Direct numerical simulation of wall-bounded magnetohydrodynamic turbulent flows at moderate Reynolds and Hartmann numbers.

Wall-bounded (WB) magnetohydrodynamic (MHD) turbulence is crucial in various technological fields, especially in fusion energy sciences. However, our understanding of WBMHD turbulence still lags behind its non-magnetic counterpart. In this study, we conduct direct numerical simulations (DNS) of WBMHD turbulence at moderate Reynolds (Re) and Hartmann (Ha) numbers to understand the nature of WBMHD turbulence. We use the pseudo-spectral method in streamwise and spanwise directions and the high-order basis spline method in the wall-normal direction. We impose a constant magnetic field in the wall-normal direction for simplicity with low magnetic Re assumptions. Ha ranges from 1 to 100, while Re reaches up to 40000, equivalent to a friction Re of 1000 without magnetic fields.

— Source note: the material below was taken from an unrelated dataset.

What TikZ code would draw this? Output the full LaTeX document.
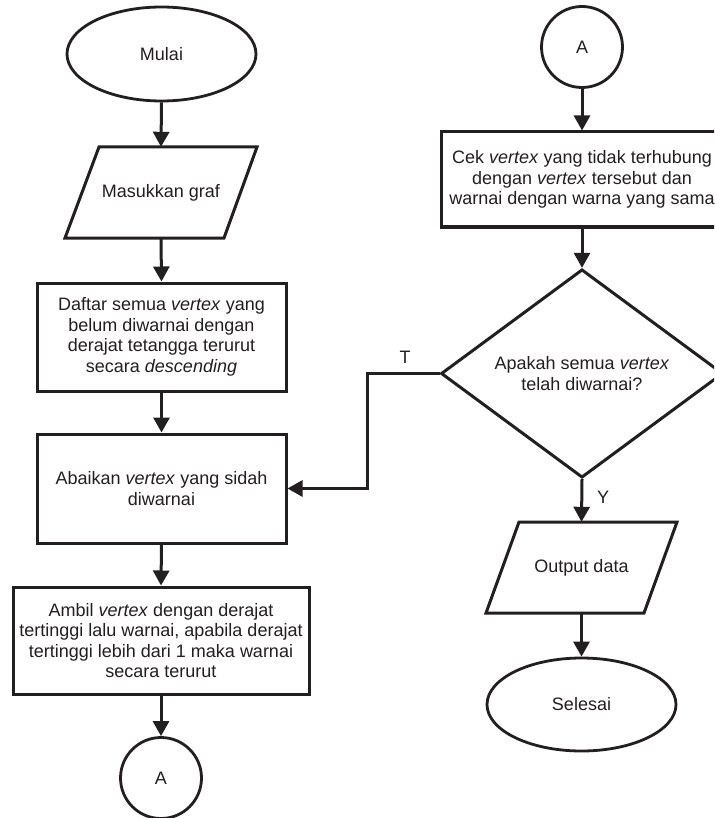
\documentclass[tikz,border=0pt]{standalone}
\usepackage{fontspec}
\setmainfont{Liberation Sans}
\usetikzlibrary{shapes.geometric,arrows.meta}
\definecolor{ink}{HTML}{231F20}
\begin{document}
\begin{tikzpicture}[x=1pt,y=-1pt,
  every node/.style={font=\fontsize{18}{20.5}\selectfont, text=ink},
  line/.style={draw=ink, line width=3pt},
  arr/.style={draw=ink, line width=3pt, -{Triangle[width=16pt,length=15pt]}},
  box/.style={rectangle, draw=ink, line width=3pt, fill=white, inner sep=0pt, align=center},
  term/.style={ellipse, draw=ink, line width=2.8pt, fill=white, inner sep=0pt},
  conn/.style={circle, draw=ink, line width=2.8pt, fill=white, inner sep=0pt, minimum size=81pt},
  para/.style={draw=ink, line width=3pt, fill=white, line join=miter},
  txt/.style={inner sep=0pt, align=center},
  lab/.style={inner sep=0pt}
]
\clip (0,0) rectangle (714,818);
\fill[white] (0,0) rectangle (714,818);

% left column
\node[term, minimum width=189pt, minimum height=94pt] (mulai) at (161.5,54) {Mulai};
\draw[para] (99,147) -- (257,147) -- (224,238) -- (65,238) -- cycle;
\node[txt, minimum height=91pt] (masuk) at (161,192.5) {Masukkan graf};
\node[box, minimum width=249pt, minimum height=108pt] (daftar) at (161.5,337)
  {Daftar semua \textit{vertex} yang\\belum diwarnai dengan\\derajat tetangga terurut\\secara \textit{descending}};
\node[box, minimum width=249pt, minimum height=109pt] (abk) at (161.5,488.5)
  {Abaikan \textit{vertex} yang sidah\\diwarnai};
\node[box, minimum width=296pt, minimum height=107pt] (ambil) at (161,640.5)
  {Ambil \textit{vertex} dengan derajat\\tertinggi lalu warnai, apabila derajat\\tertinggi lebih dari 1 maka warnai\\secara terurut};
\node[conn] (a1) at (161,778) {A};

% right column
\node[conn] (a2) at (582,47) {A};
\node[box, minimum width=282pt, minimum height=95pt] (cek) at (582,179.5)
  {Cek \textit{vertex} yang tidak terhubung\\dengan \textit{vertex} tersebut dan\\warnai dengan warna yang sama};
\node[diamond, draw=ink, line width=3pt, fill=white, inner sep=0pt, align=center,
  minimum width=282pt, minimum height=205pt] (dec) at (582,373.5)
  {Apakah semua \textit{vertex}\\telah diwarnai?};
\draw[para] (519,522) -- (677,522) -- (644,613) -- (486,613) -- cycle;
\node[txt, minimum height=91pt] (out) at (581.5,567.5) {Output data};
\node[term, minimum width=189pt, minimum height=93pt] (sel) at (581.5,704.5) {Selesai};

% connectors
\draw[arr] (mulai.south) -- (masuk.north);
\draw[arr] (masuk.south) -- (daftar.north);
\draw[arr] (daftar.south) -- (abk.north);
\draw[arr] (abk.south) -- (ambil.north);
\draw[arr] (ambil.south) -- (a1.north);
\draw[arr] (a2.south) -- (cek.north);
\draw[arr] (cek.south) -- (dec.north);
\draw[arr] (dec.south) -- (out.north);
\draw[arr] (out.south) -- (sel.north);
\coordinate (tc) at (367,373.5);
\draw[arr] (dec.west) -- (tc) |- (abk.east);

\node[lab] (tl) at (405,357) {T};
\node[lab] (yl) at (603,497) {Y};
\end{tikzpicture}
\end{document}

Preliminary results show that the mean-velocity profile of Re = 40000 flows is significantly influenced when Ha is greater than 10, and this influence starts from the outer flows. Additionally, we analyze the impact of the magnetic field on the turbulent kinetic energy (TKE) through the terms in the TKE budget equations. Our presentation emphasizes the key differences between WBMHD turbulence and canonical WB turbulence as a function of Re and Ha.